A la Jornada Mundial de Jóvenes llegaron jóvenes de todo el mundo. Se palpó la catolicidad de la Iglesia. Aquí pudimos decir: «Miré y había una muchedumbre inmensa, que nadie podría contar, de toda nación, razas, pueblos y lenguas» (Ap 7,9). Impresiona escuchar tan distintos idiomas y, sin embargo, entendernos en el lenguaje de la misma fe y de la caridad: «Se llenaron todos de Espíritu Santo y se pusieron a hablar en diversas lenguas, según el Espíritu les concedía expresarse» (Hch 2,4).
En cada JMJ se renueva el milagro de Pentecostés. El Espíritu Santo intensifica la fe como adhesión a Jesucristo en la comunión eclesial y suscita el ardor apostólico del anuncio del Evangelio. En efecto, los Apóstoles, antes encerrados en sus miedos, salen llenos de valentía para anunciar a Cristo.
Es fruto del Espíritu exclamar: «Ay de mí si no evangelizare» (1 Cor 9,16). Muchos se opondrán a este anuncio, como les pasó a los mismos Apóstoles: Los del Sanedrín «les llamaron y les mandaron que de ninguna manera hablasen o enseñasen en el nombre de Jesús» (Hch 4,18). Pero responden: «Juzgen ustedes si es justo delante de Dios obedecerles a ustedes más que a Dios. No podemos nosotros dejar de hablar de lo que hemos visto y oído» (Hch 4,19-20).
La Iglesia nació para esto: Anunciar a Cristo al mundo entero. Es el mandato del Señor a sus discípulos: «Vayan por todo el mundo y proclamen el Evangelio a toda la creación» (Mc 16,15).
La JMJ es una concentración de los jóvenes en torno a Cristo y a su representante en la tierra, el Papa Francisco.
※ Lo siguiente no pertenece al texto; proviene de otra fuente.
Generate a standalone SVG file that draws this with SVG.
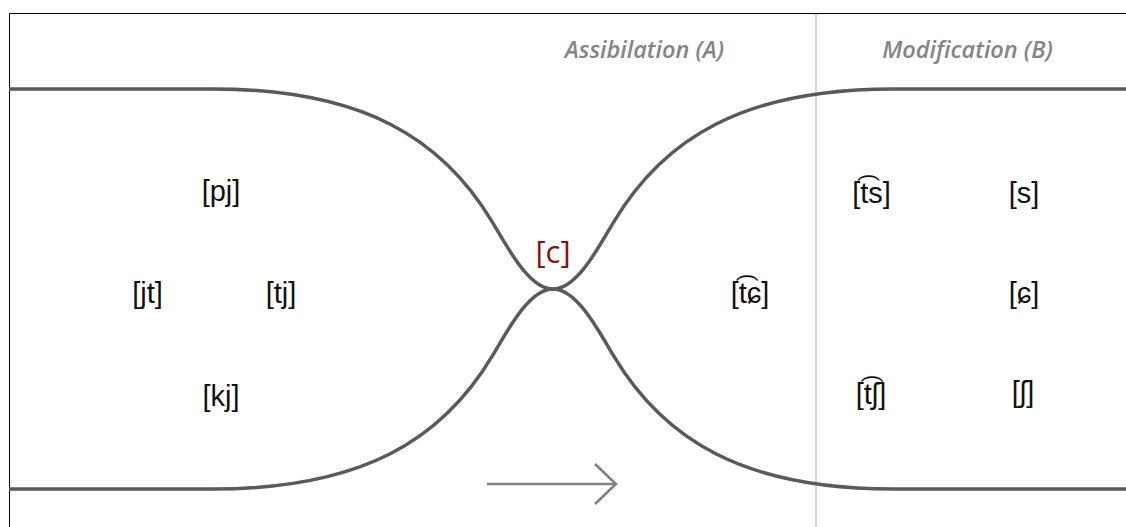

Se tiene que producir una especie de «big bang», es decir, desde un núcleo de fe se tiene que dar una gran explosión evangelizadora. Cada joven tendrá que ir a todos los rincones del mundo anunciando a Cristo, el único que «da la vida al mundo» (Jn 6,33).
Hoy también, Jesús al ver a la muchedumbre de jóvenes siente, «compasión de ella, porque estaban vejados y abatidos como ovejas que no tienen pastor» (Mt 9,36). Los jóvenes cristianos son enviados a esos jóvenes que llevan una existencia sin sentido y sin perspectiva de vida eterna. Sólo Cristo lleva al hombre a su plenitud.
El Espíritu Santo suscita testigos en toda época y circunstancia. Habrá persecución, como lo advierte el Señor: «Miren que yo los envío como ovejas en medio de lobos» (Mt 10,16). Si somos ovejas de Jesús, el Buen Pastor, nada hemos de temer. Él nos cuidará y nos dará el Espíritu Santo para confesar su Nombre, aunque esto signifique morir. Los primeros cristianos consideraban que morir por Cristo era la máxima expresión de la confesión de fe, esperanza y amor. La palabra «testigo» se dice en griego «mártir» y «testimonio» se dice «martirio».
Todo bautizado está llamado a ser «mártir», dispuesto a amar a Cristo por sobre todas las cosas.